** START OF Dataset records **
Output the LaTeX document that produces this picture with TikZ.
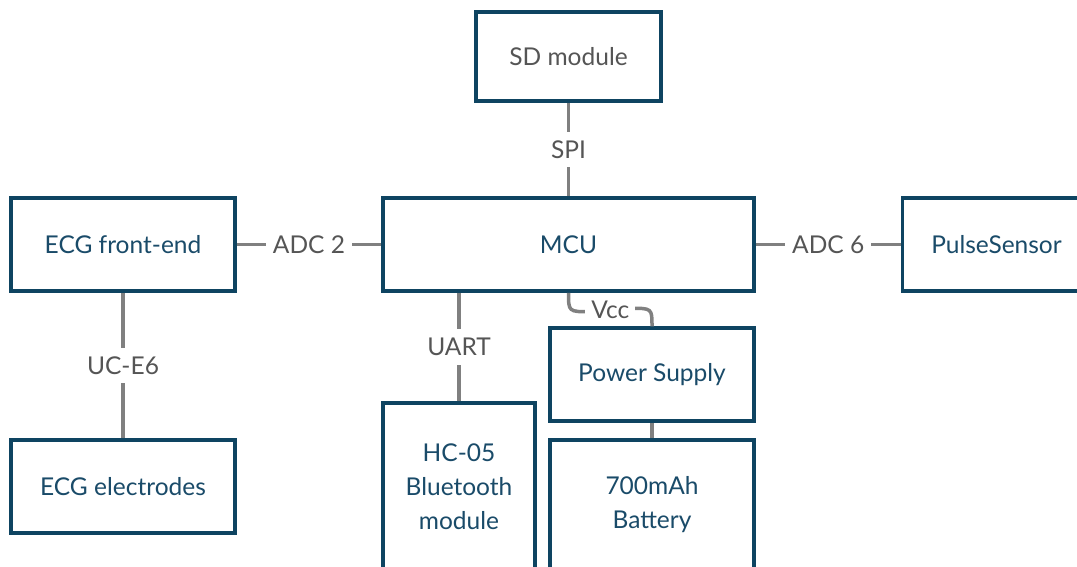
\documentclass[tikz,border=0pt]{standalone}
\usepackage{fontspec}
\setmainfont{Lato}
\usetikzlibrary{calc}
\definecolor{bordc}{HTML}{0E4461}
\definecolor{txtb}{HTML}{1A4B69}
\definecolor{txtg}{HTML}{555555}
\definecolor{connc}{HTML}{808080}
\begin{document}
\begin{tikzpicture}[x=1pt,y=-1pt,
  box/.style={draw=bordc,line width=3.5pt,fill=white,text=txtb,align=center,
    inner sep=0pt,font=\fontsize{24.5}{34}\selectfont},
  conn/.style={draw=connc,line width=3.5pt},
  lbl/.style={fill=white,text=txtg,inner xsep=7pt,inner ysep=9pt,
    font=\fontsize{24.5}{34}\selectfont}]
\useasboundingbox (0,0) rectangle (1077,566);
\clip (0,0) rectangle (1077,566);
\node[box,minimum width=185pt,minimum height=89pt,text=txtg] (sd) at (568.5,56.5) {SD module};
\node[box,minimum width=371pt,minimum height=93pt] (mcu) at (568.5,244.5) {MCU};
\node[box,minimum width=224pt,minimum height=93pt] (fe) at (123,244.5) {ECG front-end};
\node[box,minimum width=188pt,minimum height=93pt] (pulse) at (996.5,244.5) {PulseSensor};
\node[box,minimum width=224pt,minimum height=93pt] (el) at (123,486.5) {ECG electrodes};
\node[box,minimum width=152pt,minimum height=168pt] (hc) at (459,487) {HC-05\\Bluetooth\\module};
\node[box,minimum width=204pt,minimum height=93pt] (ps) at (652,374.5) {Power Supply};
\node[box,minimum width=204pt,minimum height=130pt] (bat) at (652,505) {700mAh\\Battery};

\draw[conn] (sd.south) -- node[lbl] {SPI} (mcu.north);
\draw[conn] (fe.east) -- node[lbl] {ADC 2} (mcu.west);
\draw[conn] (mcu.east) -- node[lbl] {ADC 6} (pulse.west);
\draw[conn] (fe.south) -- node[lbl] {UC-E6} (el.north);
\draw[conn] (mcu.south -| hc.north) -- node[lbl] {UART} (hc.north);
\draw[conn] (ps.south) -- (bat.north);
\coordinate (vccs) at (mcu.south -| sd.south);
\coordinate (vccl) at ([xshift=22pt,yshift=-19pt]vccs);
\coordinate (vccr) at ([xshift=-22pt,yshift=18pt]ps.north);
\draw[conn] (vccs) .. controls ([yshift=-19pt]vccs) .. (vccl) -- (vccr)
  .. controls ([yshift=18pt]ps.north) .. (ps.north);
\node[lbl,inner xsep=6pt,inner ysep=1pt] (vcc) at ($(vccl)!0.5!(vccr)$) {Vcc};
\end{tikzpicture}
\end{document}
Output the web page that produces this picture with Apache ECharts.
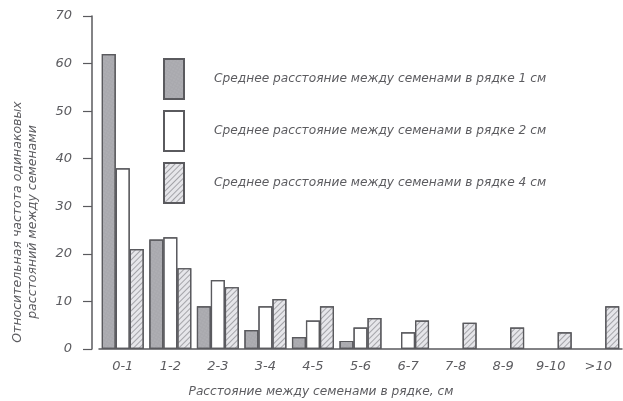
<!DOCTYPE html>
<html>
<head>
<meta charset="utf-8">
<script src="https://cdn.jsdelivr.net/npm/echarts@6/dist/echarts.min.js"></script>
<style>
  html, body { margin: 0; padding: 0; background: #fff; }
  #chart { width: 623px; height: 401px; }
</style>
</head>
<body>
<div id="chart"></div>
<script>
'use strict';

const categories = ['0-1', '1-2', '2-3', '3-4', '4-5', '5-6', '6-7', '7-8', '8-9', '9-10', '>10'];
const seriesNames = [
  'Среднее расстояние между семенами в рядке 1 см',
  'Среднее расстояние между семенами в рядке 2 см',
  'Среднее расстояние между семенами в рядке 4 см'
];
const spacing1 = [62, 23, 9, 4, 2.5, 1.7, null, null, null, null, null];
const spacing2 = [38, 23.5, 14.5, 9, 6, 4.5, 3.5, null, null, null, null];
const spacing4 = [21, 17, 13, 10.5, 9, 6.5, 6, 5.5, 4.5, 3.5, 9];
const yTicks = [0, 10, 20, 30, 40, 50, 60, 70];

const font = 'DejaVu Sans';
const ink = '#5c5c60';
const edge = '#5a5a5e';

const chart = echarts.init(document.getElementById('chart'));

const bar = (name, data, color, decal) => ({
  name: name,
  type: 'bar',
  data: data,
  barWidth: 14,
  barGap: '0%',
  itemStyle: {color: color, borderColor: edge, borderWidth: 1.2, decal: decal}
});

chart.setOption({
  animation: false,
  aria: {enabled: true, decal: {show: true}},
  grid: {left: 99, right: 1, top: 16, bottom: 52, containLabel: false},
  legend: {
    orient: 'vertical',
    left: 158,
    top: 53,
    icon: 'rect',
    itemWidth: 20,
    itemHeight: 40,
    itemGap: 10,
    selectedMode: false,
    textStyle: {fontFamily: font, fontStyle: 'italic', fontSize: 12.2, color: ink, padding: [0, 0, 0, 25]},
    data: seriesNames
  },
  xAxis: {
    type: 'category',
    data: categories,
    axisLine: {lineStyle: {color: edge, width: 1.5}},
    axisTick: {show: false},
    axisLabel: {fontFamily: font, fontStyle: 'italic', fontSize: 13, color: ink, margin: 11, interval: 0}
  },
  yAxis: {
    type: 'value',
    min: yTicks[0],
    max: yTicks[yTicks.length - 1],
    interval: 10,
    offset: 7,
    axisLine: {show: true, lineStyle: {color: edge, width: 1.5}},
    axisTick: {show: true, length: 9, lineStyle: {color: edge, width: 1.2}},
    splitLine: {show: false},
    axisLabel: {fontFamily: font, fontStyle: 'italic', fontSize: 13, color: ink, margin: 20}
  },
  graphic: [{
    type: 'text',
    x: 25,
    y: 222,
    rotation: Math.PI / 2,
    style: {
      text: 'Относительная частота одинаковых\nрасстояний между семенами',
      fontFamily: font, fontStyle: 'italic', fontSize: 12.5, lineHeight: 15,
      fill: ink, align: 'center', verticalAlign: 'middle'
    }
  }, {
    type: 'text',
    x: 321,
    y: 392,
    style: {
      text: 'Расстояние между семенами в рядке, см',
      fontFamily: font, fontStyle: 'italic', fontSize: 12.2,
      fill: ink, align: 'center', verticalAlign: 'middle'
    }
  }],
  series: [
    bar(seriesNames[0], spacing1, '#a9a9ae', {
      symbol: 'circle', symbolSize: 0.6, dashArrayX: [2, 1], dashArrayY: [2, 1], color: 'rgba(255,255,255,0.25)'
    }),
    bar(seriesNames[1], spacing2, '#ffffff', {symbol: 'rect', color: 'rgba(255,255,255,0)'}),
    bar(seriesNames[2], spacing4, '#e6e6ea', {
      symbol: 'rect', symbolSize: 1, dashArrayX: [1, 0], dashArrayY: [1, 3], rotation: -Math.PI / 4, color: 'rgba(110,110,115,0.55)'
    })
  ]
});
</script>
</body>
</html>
** END OF Dataset records **
[What to do] Pictures are to be left out; the records above must be repeated word for word.

[Result of the exercise]
Output the LaTeX document that produces this picture with TikZ.
\documentclass[tikz,border=0pt]{standalone}
\usepackage{fontspec}
\setmainfont{Lato}
\usetikzlibrary{calc}
\definecolor{bordc}{HTML}{0E4461}
\definecolor{txtb}{HTML}{1A4B69}
\definecolor{txtg}{HTML}{555555}
\definecolor{connc}{HTML}{808080}
\begin{document}
\begin{tikzpicture}[x=1pt,y=-1pt,
  box/.style={draw=bordc,line width=3.5pt,fill=white,text=txtb,align=center,
    inner sep=0pt,font=\fontsize{24.5}{34}\selectfont},
  conn/.style={draw=connc,line width=3.5pt},
  lbl/.style={fill=white,text=txtg,inner xsep=7pt,inner ysep=9pt,
    font=\fontsize{24.5}{34}\selectfont}]
\useasboundingbox (0,0) rectangle (1077,566);
\clip (0,0) rectangle (1077,566);
\node[box,minimum width=185pt,minimum height=89pt,text=txtg] (sd) at (568.5,56.5) {SD module};
\node[box,minimum width=371pt,minimum height=93pt] (mcu) at (568.5,244.5) {MCU};
\node[box,minimum width=224pt,minimum height=93pt] (fe) at (123,244.5) {ECG front-end};
\node[box,minimum width=188pt,minimum height=93pt] (pulse) at (996.5,244.5) {PulseSensor};
\node[box,minimum width=224pt,minimum height=93pt] (el) at (123,486.5) {ECG electrodes};
\node[box,minimum width=152pt,minimum height=168pt] (hc) at (459,487) {HC-05\\Bluetooth\\module};
\node[box,minimum width=204pt,minimum height=93pt] (ps) at (652,374.5) {Power Supply};
\node[box,minimum width=204pt,minimum height=130pt] (bat) at (652,505) {700mAh\\Battery};

\draw[conn] (sd.south) -- node[lbl] {SPI} (mcu.north);
\draw[conn] (fe.east) -- node[lbl] {ADC 2} (mcu.west);
\draw[conn] (mcu.east) -- node[lbl] {ADC 6} (pulse.west);
\draw[conn] (fe.south) -- node[lbl] {UC-E6} (el.north);
\draw[conn] (mcu.south -| hc.north) -- node[lbl] {UART} (hc.north);
\draw[conn] (ps.south) -- (bat.north);
\coordinate (vccs) at (mcu.south -| sd.south);
\coordinate (vccl) at ([xshift=22pt,yshift=-19pt]vccs);
\coordinate (vccr) at ([xshift=-22pt,yshift=18pt]ps.north);
\draw[conn] (vccs) .. controls ([yshift=-19pt]vccs) .. (vccl) -- (vccr)
  .. controls ([yshift=18pt]ps.north) .. (ps.north);
\node[lbl,inner xsep=6pt,inner ysep=1pt] (vcc) at ($(vccl)!0.5!(vccr)$) {Vcc};
\end{tikzpicture}
\end{document}
Output the web page that produces this picture with Apache ECharts.
<!DOCTYPE html>
<html>
<head>
<meta charset="utf-8">
<script src="https://cdn.jsdelivr.net/npm/echarts@6/dist/echarts.min.js"></script>
<style>
  html, body { margin: 0; padding: 0; background: #fff; }
  #chart { width: 623px; height: 401px; }
</style>
</head>
<body>
<div id="chart"></div>
<script>
'use strict';

const categories = ['0-1', '1-2', '2-3', '3-4', '4-5', '5-6', '6-7', '7-8', '8-9', '9-10', '>10'];
const seriesNames = [
  'Среднее расстояние между семенами в рядке 1 см',
  'Среднее расстояние между семенами в рядке 2 см',
  'Среднее расстояние между семенами в рядке 4 см'
];
const spacing1 = [62, 23, 9, 4, 2.5, 1.7, null, null, null, null, null];
const spacing2 = [38, 23.5, 14.5, 9, 6, 4.5, 3.5, null, null, null, null];
const spacing4 = [21, 17, 13, 10.5, 9, 6.5, 6, 5.5, 4.5, 3.5, 9];
const yTicks = [0, 10, 20, 30, 40, 50, 60, 70];

const font = 'DejaVu Sans';
const ink = '#5c5c60';
const edge = '#5a5a5e';

const chart = echarts.init(document.getElementById('chart'));

const bar = (name, data, color, decal) => ({
  name: name,
  type: 'bar',
  data: data,
  barWidth: 14,
  barGap: '0%',
  itemStyle: {color: color, borderColor: edge, borderWidth: 1.2, decal: decal}
});

chart.setOption({
  animation: false,
  aria: {enabled: true, decal: {show: true}},
  grid: {left: 99, right: 1, top: 16, bottom: 52, containLabel: false},
  legend: {
    orient: 'vertical',
    left: 158,
    top: 53,
    icon: 'rect',
    itemWidth: 20,
    itemHeight: 40,
    itemGap: 10,
    selectedMode: false,
    textStyle: {fontFamily: font, fontStyle: 'italic', fontSize: 12.2, color: ink, padding: [0, 0, 0, 25]},
    data: seriesNames
  },
  xAxis: {
    type: 'category',
    data: categories,
    axisLine: {lineStyle: {color: edge, width: 1.5}},
    axisTick: {show: false},
    axisLabel: {fontFamily: font, fontStyle: 'italic', fontSize: 13, color: ink, margin: 11, interval: 0}
  },
  yAxis: {
    type: 'value',
    min: yTicks[0],
    max: yTicks[yTicks.length - 1],
    interval: 10,
    offset: 7,
    axisLine: {show: true, lineStyle: {color: edge, width: 1.5}},
    axisTick: {show: true, length: 9, lineStyle: {color: edge, width: 1.2}},
    splitLine: {show: false},
    axisLabel: {fontFamily: font, fontStyle: 'italic', fontSize: 13, color: ink, margin: 20}
  },
  graphic: [{
    type: 'text',
    x: 25,
    y: 222,
    rotation: Math.PI / 2,
    style: {
      text: 'Относительная частота одинаковых\nрасстояний между семенами',
      fontFamily: font, fontStyle: 'italic', fontSize: 12.5, lineHeight: 15,
      fill: ink, align: 'center', verticalAlign: 'middle'
    }
  }, {
    type: 'text',
    x: 321,
    y: 392,
    style: {
      text: 'Расстояние между семенами в рядке, см',
      fontFamily: font, fontStyle: 'italic', fontSize: 12.2,
      fill: ink, align: 'center', verticalAlign: 'middle'
    }
  }],
  series: [
    bar(seriesNames[0], spacing1, '#a9a9ae', {
      symbol: 'circle', symbolSize: 0.6, dashArrayX: [2, 1], dashArrayY: [2, 1], color: 'rgba(255,255,255,0.25)'
    }),
    bar(seriesNames[1], spacing2, '#ffffff', {symbol: 'rect', color: 'rgba(255,255,255,0)'}),
    bar(seriesNames[2], spacing4, '#e6e6ea', {
      symbol: 'rect', symbolSize: 1, dashArrayX: [1, 0], dashArrayY: [1, 3], rotation: -Math.PI / 4, color: 'rgba(110,110,115,0.55)'
    })
  ]
});
</script>
</body>
</html>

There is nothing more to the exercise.